BEVERLY — The controversial plan to build a Brimbal Avenue connector road through a former landfill has been rejected by the state, leaving the city with no alternative but to build the new road in its current location.
In a letter to Mayor Mike Cahill and developer Steven Cohen, the Massachusetts Department of Transportation said building the road through the landfill would take longer, cost more money, and leave the long-term stability of the road at risk.
"(T)he multiple risks associated with the relocation of the Connector Road are not commensurate with any potential benefit to the public," wrote Frank DePaola, an administrator with the state Highway Department.
In response, Cahill said the city will proceed with plans to build the new connector road along the alignment of the existing roadway. He said the city will work with the state to complete the design and permitting of the new roadway by October, in time to secure a $5 million economic development grant to pay for it.
"My No. 1 responsibility is to deliver a fully designed and permitted road this fall to the Secretary of Economic Development so we can secure the funding," Cahill said.

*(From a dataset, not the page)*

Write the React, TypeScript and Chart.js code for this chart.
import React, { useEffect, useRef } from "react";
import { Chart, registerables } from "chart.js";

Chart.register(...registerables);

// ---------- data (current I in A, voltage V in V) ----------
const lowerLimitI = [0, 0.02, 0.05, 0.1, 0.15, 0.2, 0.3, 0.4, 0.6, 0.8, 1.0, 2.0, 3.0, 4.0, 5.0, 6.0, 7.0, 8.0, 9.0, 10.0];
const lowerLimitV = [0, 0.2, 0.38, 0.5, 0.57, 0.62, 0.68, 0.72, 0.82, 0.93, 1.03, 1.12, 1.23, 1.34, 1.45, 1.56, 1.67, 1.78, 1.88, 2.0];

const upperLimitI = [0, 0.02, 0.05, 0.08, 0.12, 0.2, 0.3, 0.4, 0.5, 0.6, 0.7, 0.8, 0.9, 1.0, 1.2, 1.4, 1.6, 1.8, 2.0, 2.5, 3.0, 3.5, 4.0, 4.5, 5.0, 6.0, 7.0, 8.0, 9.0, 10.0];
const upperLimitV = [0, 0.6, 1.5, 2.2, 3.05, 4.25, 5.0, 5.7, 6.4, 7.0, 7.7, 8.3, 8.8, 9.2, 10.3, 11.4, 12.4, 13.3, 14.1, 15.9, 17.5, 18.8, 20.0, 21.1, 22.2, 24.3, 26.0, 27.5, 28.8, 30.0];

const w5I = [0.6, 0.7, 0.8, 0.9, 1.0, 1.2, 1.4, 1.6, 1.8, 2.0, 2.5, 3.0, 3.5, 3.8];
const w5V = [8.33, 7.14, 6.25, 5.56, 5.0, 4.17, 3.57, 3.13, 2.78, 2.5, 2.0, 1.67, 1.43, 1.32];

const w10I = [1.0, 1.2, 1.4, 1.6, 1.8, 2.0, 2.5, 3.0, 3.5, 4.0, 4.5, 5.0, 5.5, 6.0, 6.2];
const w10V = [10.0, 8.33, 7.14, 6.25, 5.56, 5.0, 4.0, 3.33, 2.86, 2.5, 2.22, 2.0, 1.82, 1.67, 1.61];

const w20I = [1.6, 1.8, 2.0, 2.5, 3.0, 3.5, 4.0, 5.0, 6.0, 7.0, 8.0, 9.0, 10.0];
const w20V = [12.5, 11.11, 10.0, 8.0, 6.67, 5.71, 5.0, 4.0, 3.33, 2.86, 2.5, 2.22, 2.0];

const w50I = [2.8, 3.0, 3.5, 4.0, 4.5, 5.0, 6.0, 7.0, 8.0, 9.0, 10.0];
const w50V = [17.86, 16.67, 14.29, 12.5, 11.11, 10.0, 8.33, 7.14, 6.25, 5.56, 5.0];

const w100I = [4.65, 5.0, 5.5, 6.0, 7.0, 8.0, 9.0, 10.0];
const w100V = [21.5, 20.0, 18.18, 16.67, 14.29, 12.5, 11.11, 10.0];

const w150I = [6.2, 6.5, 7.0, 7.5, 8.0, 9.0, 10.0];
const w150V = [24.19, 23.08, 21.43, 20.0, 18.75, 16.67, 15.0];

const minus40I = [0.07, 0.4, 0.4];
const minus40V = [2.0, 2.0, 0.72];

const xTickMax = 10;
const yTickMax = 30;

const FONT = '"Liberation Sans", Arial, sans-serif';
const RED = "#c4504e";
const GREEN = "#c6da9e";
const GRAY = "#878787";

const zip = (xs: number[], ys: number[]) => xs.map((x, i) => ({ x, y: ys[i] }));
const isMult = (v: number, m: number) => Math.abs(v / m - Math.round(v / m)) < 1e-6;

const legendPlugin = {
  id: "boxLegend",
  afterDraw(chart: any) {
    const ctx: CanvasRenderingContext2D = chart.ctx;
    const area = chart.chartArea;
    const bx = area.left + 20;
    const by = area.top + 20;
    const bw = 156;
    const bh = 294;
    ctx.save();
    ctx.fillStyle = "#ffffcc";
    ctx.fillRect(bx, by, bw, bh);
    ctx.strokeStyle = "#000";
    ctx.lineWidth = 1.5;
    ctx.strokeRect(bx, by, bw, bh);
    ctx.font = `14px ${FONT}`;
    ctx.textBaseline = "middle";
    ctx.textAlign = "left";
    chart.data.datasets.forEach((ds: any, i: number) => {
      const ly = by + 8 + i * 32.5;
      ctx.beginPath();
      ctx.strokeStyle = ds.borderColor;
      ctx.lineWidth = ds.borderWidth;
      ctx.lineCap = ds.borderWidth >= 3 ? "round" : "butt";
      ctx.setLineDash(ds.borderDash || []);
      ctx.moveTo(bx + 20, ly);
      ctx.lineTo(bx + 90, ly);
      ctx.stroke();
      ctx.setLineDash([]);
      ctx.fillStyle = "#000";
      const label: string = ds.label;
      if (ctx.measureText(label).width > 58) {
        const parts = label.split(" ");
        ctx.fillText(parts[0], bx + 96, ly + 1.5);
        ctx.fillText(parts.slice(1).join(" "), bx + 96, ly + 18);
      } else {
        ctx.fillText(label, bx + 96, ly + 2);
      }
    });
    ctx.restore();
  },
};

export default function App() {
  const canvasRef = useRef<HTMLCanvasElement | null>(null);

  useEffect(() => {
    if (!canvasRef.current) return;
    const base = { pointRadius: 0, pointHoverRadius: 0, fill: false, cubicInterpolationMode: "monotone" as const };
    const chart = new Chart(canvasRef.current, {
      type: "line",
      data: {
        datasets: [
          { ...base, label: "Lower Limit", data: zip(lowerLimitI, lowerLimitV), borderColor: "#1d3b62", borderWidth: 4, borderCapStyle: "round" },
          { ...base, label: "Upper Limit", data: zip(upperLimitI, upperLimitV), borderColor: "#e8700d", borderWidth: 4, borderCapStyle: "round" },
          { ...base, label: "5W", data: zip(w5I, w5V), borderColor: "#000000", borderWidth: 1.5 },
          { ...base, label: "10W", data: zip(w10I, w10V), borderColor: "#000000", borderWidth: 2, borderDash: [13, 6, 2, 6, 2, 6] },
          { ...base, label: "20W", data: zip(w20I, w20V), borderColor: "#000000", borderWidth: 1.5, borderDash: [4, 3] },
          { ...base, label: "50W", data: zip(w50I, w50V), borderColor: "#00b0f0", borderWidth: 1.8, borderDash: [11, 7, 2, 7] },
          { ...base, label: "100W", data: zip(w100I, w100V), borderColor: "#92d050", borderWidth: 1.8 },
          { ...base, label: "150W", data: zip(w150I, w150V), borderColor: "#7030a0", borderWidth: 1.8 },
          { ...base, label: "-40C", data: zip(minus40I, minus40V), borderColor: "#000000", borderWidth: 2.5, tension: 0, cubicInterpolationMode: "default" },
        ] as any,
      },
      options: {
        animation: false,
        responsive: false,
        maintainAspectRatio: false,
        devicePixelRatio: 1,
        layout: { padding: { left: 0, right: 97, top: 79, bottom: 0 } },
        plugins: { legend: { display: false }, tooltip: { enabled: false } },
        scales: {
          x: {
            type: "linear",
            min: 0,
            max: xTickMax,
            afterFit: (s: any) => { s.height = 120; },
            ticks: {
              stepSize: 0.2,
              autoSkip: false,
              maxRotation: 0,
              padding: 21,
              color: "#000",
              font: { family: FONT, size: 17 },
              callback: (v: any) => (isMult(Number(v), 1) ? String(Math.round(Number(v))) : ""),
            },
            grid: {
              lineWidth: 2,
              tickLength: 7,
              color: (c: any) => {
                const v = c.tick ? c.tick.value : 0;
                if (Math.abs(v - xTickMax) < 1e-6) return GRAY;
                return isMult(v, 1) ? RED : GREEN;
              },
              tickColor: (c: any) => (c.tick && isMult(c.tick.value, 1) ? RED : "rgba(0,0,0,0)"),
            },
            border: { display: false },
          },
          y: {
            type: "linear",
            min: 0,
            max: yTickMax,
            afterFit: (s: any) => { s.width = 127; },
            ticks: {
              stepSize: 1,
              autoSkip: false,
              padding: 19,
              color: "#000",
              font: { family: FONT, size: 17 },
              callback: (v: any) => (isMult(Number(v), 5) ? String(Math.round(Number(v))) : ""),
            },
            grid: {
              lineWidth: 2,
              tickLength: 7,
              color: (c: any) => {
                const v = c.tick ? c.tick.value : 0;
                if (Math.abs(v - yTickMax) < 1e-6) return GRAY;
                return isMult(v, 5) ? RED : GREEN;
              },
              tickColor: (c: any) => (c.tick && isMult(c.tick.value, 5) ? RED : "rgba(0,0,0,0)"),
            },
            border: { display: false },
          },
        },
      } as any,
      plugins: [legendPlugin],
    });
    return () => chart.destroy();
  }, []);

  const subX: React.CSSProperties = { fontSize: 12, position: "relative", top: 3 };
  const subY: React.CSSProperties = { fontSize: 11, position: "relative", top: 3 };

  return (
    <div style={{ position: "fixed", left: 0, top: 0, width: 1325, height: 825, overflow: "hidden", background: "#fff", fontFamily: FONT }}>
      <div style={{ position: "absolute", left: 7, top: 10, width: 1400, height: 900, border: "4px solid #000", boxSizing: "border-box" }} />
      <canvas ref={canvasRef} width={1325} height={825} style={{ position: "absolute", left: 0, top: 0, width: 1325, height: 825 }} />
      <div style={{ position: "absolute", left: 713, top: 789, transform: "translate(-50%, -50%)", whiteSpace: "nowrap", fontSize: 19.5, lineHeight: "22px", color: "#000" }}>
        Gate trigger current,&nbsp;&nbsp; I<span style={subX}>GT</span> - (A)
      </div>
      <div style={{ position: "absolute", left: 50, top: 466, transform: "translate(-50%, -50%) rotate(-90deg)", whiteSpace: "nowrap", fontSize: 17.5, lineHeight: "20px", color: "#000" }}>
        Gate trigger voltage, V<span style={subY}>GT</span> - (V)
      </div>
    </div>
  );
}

The state's rejection of the landfill road plan negates the need for a proposed land swap between the state and Cohen's CEA Group, which owns the former landfill. The swap would have allowed the connector road to be built 500 feet from its current location, a move that officials originally said would create a better traffic flow off of Route 128.
The land transfer would have also given CEA Group a larger piece of land to build a proposed shopping plaza anchored by a Whole Foods Market.